Welcome to my little ol' blog. I'll be upfront about it: I don't blog very often any more. If you found your way here because you read my book "Trailer Life," have a gander! But it's easier to keep up with me on Instagram or on my Facebook page. I have this long, drawn out theory on why I'm a terrible blogger, but that is a story for another day. Enjoy the ramblings of my life from the last 8 years or so.

Wednesday, October 10, 2007

Two cop stories, long and maybe gross

Here are a couple of fun stories, compliments of Ryan. Anyone who knows Ryan knows he has the gift of story telling, and these happened to him, but I am going to share without trying to botch it all up.

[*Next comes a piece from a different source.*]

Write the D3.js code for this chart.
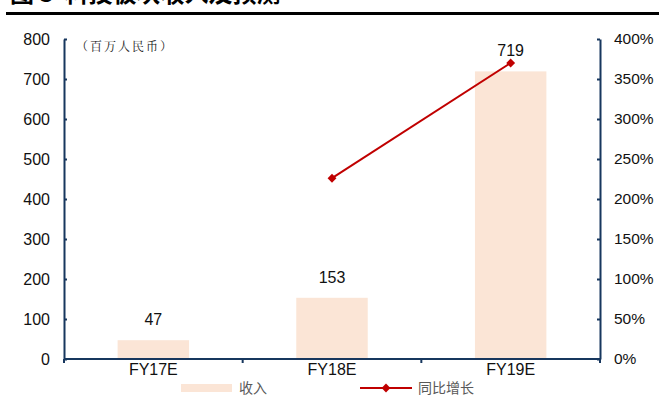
<!DOCTYPE html>
<html>
<head>
<meta charset="utf-8">
<script src="https://cdn.jsdelivr.net/npm/d3@7"></script>
<style>
  body { margin: 0; background: #fff; }
  text { font-family: "Liberation Sans", Arial, sans-serif; }
</style>
</head>
<body>
<svg id="chart" width="659" height="397"></svg>
<script>
// data
var categories = ["FY17E", "FY18E", "FY19E"]
var revenue = [47, 153, 719]
var growth = [null, 226, 370]   // 同比增长 %
var leftTicks = [0, 100, 200, 300, 400, 500, 600, 700, 800]
var rightTicks = [0, 50, 100, 150, 200, 250, 300, 350, 400]

var axisColor = "#17375e"
var svg = d3.select("#chart")

var x0 = 64, x1 = 600, yTop = 39, yBot = 359

// title, cut off at the top like the source
svg.append("text")
    .attr("x", 10).attr("y", 2)
    .attr("font-size", 24).attr("font-weight", "bold")
    .style("font-family", "'Noto Sans CJK SC', sans-serif")
    .style("white-space", "pre")
    .text("图 3  科技板块收入及预测")
svg.append("rect").attr("x", 6).attr("y", 12).attr("width", 653).attr("height", 3).attr("fill", "#000")

var x = d3.scaleBand().domain(categories).range([x0, x1]).paddingInner(0).paddingOuter(0)
var yL = d3.scaleLinear().domain([0, 800]).range([yBot, yTop])
var yR = d3.scaleLinear().domain([0, 400]).range([yBot, yTop])

// bars
svg.selectAll("rect.bar").data(revenue).enter().append("rect")
    .attr("class", "bar")
    .attr("x", function(d, i) { return x(categories[i]) + x.bandwidth() * 0.3 })
    .attr("width", x.bandwidth() * 0.4)
    .attr("y", function(d) { return yL(d) })
    .attr("height", function(d) { return yBot - yL(d) })
    .attr("fill", "#fbe5d6")

svg.selectAll("text.lbl").data(revenue).enter().append("text")
    .attr("class", "lbl")
    .attr("x", function(d, i) { return x(categories[i]) + x.bandwidth() / 2 })
    .attr("y", function(d) { return yL(d) - 15 })
    .attr("text-anchor", "middle").attr("font-size", 16).attr("fill", "#111")
    .text(function(d) { return d })

// axes
var gl = svg.append("g").attr("transform", "translate(" + x0 + ",0)")
    .call(d3.axisLeft(yL).tickValues(leftTicks).tickSizeInner(-3).tickSizeOuter(0).tickPadding(14))
var gr = svg.append("g").attr("transform", "translate(" + x1 + ",0)")
    .call(d3.axisRight(yR).tickValues(rightTicks).tickSizeInner(-3).tickSizeOuter(0).tickPadding(14)
        .tickFormat(function(d) { return d + "%" }))
var gb = svg.append("g").attr("transform", "translate(0," + yBot + ")")
    .call(d3.axisBottom(x).tickSize(0).tickPadding(6))

// category boundary ticks
svg.selectAll("line.bt").data([x0, x0 + x.bandwidth(), x0 + 2 * x.bandwidth(), x1]).enter().append("line")
    .attr("x1", function(d) { return d }).attr("x2", function(d) { return d })
    .attr("y1", yBot).attr("y2", yBot + 4)
    .attr("stroke", axisColor).attr("stroke-width", 2)

;[gl, gr, gb].forEach(function(g) {
    g.select(".domain").attr("stroke", axisColor).attr("stroke-width", 2)
    g.selectAll(".tick line").attr("stroke", axisColor).attr("stroke-width", 2)
    g.selectAll(".tick text").attr("font-size", 16).attr("fill", "#111")
        .style("font-family", "'Liberation Sans', Arial, sans-serif")
})
gr.selectAll(".tick text").attr("font-size", 15.5)
gb.select(".domain").attr("d", "M" + x0 + ",0H" + x1)
gb.selectAll(".tick text").attr("dy", "0.71em").attr("y", 5)

// unit
svg.append("text").attr("x", 76).attr("y", 51)
    .attr("font-size", 12).attr("letter-spacing", 2).attr("fill", "#222")
    .style("font-family", "'Noto Serif CJK SC', 'Noto Sans CJK SC', serif")
    .text("（百万人民币）")

// growth line
var pts = growth.map(function(d, i) { return { c: categories[i], v: d } }).filter(function(d) { return d.v != null })
var line = d3.line()
    .x(function(d) { return x(d.c) + x.bandwidth() / 2 })
    .y(function(d) { return yR(d.v) })
svg.append("path").datum(pts).attr("d", line)
    .attr("fill", "none").attr("stroke", "#c00000").attr("stroke-width", 2)
var diamond = d3.symbol().type(d3.symbolDiamond2).size(50)
svg.selectAll("path.mk").data(pts).enter().append("path")
    .attr("class", "mk").attr("d", diamond)
    .attr("transform", function(d) { return "translate(" + (x(d.c) + x.bandwidth() / 2) + "," + yR(d.v) + ")" })
    .attr("fill", "#c00000")

// legend
var lg = svg.append("g")
lg.append("rect").attr("x", 181).attr("y", 384).attr("width", 51).attr("height", 8).attr("fill", "#fbe5d6")
lg.append("text").attr("x", 239).attr("y", 393).attr("font-size", 14).attr("fill", "#595959")
    .style("font-family", "'Noto Sans CJK SC', sans-serif").text("收入")
lg.append("line").attr("x1", 360).attr("x2", 412).attr("y1", 388).attr("y2", 388)
    .attr("stroke", "#c00000").attr("stroke-width", 2)
lg.append("path").attr("d", diamond).attr("transform", "translate(386,388)").attr("fill", "#c00000")
lg.append("text").attr("x", 418).attr("y", 393).attr("font-size", 14).attr("fill", "#595959")
    .style("font-family", "'Noto Sans CJK SC', sans-serif").text("同比增长")
</script>
</body>
</html>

Last week, Ryan came home from work late two nights in a row. One night, at 2am, I hear him call dispatch and say "Put me 10-10, I'm out of the mountains now. Search and rescue are there." I THINK that's what I heard, it is 2 am after all. The next morning I ask what the phone call was all about and this is it in a nutshell: A motorcyclist crashed in the mountains. He has cell reception somehow, and called 911. Ryan has the 4x4 patrol car, so he and some Sheriffs go looking for this guy. They called about 10 search and rescue guys who were on quads and dirt bikes to help. There were helicopters involved. It gets really cold up here at night, it was really important to find the guy. The whole idea to find this guy is to have everyone drive to different points in the area and flash their sirens/lights, and he is supposed to call 911 back and tell them he saw something, and they would figure it out from there. Ryan went down a path that was very much an off road path. Steep. Rocks. Down a mountain. Turned on lights, no report back. So he turns around (he has no radio reception at this point with anyone, he's all alone, just him and his Durango)- he starts up the mountain, things are going well, if not slowly. All of a sudden, his transmission goes out. So, the next two hours of Ryan's life from this point consist of winching himself up a mountain. Pull out winch cable, climb mountain, tie around tree, go back to car, winch, and repeat. Winch and repeat. For TWO hours. Needless to say, he hates his Durango and swears we will never own a Dodge. (In his defense, his Durango has been in the "shop" for tranny problems, brake problems, and an airbag thing for four or five months of the 13-14 months he's driven it.) Warn winch company, on the other hand, is his new favorite.

Next night, Ryan comes home at 2am. I am a little more awake this time, and ask if Ryan has been partying. He relates the fact that he has been on the scene on a bloody, bloody homicide/suicide (it was TBD by the detectives) and related his theory to me about what happened. For the best story, ask Ryan. From my point of view, it went something like this: Ryan telling me about the copious amounts of blood. Me feeling a little ill. Ryan saying that the guy shot himself in the head, there was one casing in the revolver, and the shell was in a puddle of blood on the porch, the guy was in the house. A leatherman tool was nearby the shell, maybe the guy pulled the shell out of his head. Me feeling like I'm going to puke. I try not to remember the rest, because it makes me sick- I'm a blood wimp. Anyway, Ryan tells the story, falls asleep snoring loudly, and I lay there picturing this scene, feeling like I might puke. NICE! Oh- as for Ryan's theory about it being a suicide and not a homicide- the guy was found in his living room, the gun was on the front porch with the one casing, and the one shell was on the porch also. Remember in psychology class the story of the guy who had a railroad spike go through his frontal lobe and he still lived? Ryan said this guy probably did the same with a bullet, lost all reasoning, and then wandered around all bloody, doing weird things (pulling the bullet out of your head anyone?) and then bled to death. Ryan has a job I absolutely could not do.


  1. I couldn't imagine the job that Ryan does, but he is obviouly cut out for it and does a great job at it! We are lucky to have him in our valley. And not only because he has yet to give me a ticket, when I probably have deserved one. Thanks Ryan for your service. And Karrie, remember Sami passed out in ICU at the thought of seeing Jimi's stapels, no blood just stapels, that were even covered, so your not alone!

  2. What a nasty thought before bedtime. EW

  3. That's almost as bad as his story about having to cut up the dead, smelly horse hit by lightening to get it off the trail when he was working for the packing station.

    When Ryan was in High School he told his friends some of his experiences. They thought he made them up until we verified when acting a chaperones on an FFA trip.

    He needs to keep a journal or write a book.